**EXERCISE TASK**
Find each line containing the string "Python" and return it.

[TASK DATA start]

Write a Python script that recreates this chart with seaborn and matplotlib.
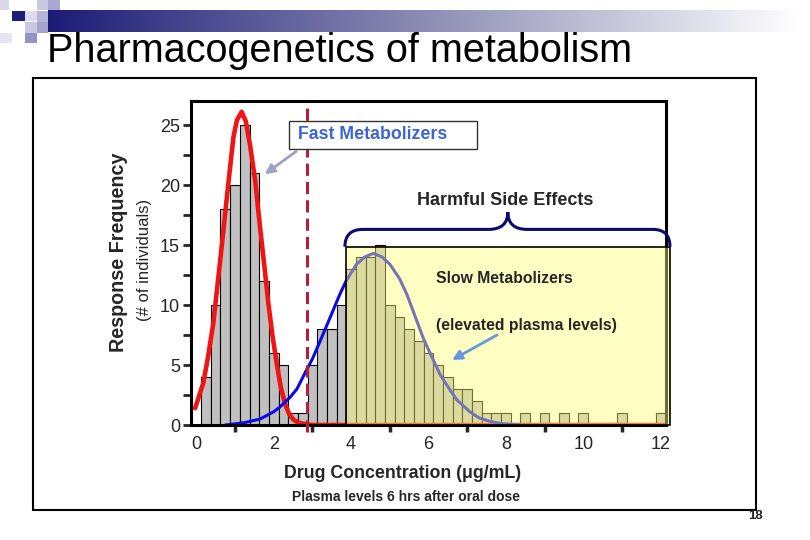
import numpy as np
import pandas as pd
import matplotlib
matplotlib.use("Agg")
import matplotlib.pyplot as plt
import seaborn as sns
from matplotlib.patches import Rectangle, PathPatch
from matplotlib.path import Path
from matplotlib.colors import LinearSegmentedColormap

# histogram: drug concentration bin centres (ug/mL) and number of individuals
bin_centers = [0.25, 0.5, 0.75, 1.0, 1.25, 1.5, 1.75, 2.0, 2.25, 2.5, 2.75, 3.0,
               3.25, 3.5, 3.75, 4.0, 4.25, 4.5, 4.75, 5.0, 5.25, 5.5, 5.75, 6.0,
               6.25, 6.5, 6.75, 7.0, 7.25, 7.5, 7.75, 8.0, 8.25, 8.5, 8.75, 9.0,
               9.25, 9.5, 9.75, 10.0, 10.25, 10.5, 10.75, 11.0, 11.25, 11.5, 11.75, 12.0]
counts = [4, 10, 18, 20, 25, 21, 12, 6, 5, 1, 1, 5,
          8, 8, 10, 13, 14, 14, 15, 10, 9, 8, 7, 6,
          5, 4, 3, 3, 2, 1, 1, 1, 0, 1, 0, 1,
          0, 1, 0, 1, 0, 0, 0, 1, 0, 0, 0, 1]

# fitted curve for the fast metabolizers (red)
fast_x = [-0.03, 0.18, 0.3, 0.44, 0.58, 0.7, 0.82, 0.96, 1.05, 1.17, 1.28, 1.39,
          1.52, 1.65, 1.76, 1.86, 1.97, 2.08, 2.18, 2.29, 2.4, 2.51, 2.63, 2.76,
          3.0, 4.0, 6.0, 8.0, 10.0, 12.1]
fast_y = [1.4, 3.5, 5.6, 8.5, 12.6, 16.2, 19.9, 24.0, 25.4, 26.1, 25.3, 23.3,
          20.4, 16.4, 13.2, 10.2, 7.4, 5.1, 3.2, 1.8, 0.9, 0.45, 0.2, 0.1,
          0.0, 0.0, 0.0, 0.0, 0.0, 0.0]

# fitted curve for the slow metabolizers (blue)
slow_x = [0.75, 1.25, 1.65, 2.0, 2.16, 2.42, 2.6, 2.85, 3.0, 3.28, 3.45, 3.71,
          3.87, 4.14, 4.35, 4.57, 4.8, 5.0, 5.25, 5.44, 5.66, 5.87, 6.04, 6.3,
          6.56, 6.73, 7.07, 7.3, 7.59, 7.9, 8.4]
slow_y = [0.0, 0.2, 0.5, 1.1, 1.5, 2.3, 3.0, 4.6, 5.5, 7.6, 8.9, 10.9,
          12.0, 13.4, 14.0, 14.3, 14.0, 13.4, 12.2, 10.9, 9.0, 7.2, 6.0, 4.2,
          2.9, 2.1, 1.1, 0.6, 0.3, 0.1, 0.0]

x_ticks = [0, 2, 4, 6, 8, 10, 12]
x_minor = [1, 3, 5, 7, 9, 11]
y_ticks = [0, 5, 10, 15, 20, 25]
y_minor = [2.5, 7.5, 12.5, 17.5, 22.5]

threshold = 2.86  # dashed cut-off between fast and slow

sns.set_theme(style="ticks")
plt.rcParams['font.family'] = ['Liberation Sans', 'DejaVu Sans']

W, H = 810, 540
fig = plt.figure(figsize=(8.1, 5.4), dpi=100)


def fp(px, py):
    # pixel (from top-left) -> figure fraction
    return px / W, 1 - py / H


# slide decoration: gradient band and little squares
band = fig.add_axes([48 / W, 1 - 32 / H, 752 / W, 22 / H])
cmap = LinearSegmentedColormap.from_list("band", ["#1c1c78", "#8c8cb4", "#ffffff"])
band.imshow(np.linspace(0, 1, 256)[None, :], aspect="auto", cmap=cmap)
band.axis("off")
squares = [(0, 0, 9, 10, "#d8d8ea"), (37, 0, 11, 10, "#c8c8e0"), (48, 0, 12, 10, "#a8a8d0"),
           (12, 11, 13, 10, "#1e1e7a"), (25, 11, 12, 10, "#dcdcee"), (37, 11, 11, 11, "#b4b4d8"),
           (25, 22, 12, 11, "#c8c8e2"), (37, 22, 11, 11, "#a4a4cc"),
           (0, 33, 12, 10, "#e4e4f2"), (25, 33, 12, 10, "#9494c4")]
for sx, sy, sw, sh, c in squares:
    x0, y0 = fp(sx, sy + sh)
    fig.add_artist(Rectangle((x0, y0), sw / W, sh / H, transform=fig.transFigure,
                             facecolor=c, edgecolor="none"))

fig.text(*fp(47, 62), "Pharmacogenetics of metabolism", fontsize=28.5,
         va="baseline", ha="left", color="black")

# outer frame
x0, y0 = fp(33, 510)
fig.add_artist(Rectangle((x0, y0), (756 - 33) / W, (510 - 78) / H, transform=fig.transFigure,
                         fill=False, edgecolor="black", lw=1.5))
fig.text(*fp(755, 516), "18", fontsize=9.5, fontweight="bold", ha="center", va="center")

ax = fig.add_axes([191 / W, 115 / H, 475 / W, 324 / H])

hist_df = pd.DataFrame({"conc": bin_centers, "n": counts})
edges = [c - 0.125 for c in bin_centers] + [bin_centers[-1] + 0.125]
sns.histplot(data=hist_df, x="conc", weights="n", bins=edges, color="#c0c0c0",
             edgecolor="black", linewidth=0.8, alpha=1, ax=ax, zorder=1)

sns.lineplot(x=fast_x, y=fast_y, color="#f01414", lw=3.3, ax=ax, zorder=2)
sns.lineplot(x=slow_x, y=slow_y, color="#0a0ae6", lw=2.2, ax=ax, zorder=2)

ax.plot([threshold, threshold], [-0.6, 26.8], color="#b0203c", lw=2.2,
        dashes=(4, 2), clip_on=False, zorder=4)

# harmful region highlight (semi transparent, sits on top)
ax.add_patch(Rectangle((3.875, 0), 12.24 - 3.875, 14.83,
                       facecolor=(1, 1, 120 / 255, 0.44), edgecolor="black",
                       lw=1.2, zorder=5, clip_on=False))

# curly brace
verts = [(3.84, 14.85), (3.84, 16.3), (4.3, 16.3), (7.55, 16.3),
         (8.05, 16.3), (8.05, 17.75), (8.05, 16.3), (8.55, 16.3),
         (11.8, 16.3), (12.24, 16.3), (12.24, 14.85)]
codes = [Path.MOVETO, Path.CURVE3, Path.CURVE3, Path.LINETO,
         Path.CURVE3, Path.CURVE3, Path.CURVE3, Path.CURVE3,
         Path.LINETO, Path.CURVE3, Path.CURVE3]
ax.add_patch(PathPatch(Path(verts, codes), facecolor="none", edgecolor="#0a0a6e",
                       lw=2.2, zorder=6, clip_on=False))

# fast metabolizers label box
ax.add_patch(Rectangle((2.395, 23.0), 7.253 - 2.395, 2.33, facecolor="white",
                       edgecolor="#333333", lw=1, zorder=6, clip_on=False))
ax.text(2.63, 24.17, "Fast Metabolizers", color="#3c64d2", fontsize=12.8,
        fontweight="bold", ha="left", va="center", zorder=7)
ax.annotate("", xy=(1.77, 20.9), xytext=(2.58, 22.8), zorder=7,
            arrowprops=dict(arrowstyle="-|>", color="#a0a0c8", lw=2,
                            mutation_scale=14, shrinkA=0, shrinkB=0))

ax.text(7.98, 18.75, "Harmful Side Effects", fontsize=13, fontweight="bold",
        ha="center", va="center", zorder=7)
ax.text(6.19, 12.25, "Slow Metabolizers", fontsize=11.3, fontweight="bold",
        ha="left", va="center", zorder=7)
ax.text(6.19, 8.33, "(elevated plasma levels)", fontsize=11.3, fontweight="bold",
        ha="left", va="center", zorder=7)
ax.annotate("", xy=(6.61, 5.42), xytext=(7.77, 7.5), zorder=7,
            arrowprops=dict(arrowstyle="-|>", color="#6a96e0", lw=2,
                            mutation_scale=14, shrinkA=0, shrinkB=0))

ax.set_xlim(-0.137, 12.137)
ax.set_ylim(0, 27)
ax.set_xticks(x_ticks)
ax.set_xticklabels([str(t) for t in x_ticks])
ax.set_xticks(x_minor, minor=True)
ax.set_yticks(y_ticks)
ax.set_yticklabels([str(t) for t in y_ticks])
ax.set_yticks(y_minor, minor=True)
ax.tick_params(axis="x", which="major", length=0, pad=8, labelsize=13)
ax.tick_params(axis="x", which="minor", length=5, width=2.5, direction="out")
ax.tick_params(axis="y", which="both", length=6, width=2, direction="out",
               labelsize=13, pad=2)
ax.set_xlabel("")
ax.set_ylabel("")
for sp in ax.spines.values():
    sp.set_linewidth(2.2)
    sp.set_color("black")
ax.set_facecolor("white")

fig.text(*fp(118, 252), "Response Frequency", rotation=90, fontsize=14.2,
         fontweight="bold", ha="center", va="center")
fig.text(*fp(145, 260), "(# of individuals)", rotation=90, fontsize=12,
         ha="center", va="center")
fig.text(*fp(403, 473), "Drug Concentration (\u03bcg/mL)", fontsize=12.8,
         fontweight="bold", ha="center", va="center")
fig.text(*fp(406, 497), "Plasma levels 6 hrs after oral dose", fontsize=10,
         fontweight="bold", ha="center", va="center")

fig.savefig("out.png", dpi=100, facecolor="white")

[TASK DATA end]
[TASK DATA start]

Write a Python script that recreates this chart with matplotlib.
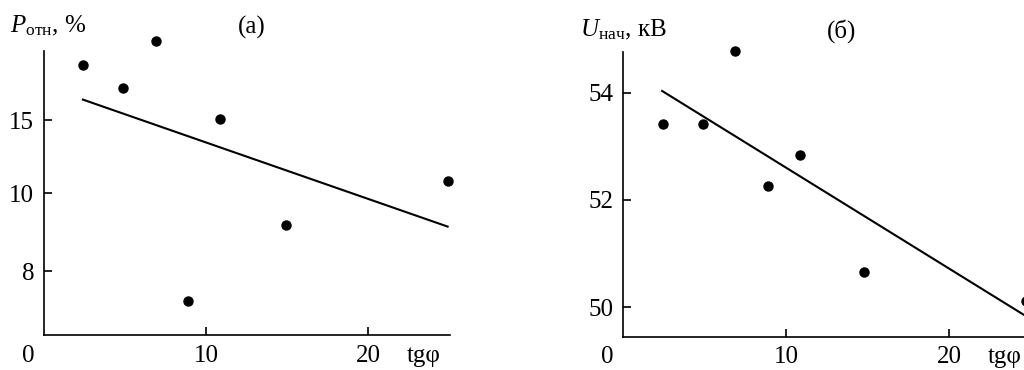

[TASK DATA end]

**ANSWER TO THE EXERCISE**
Write a Python script that recreates this chart with seaborn and matplotlib.
Write a Python script that recreates this chart with matplotlib.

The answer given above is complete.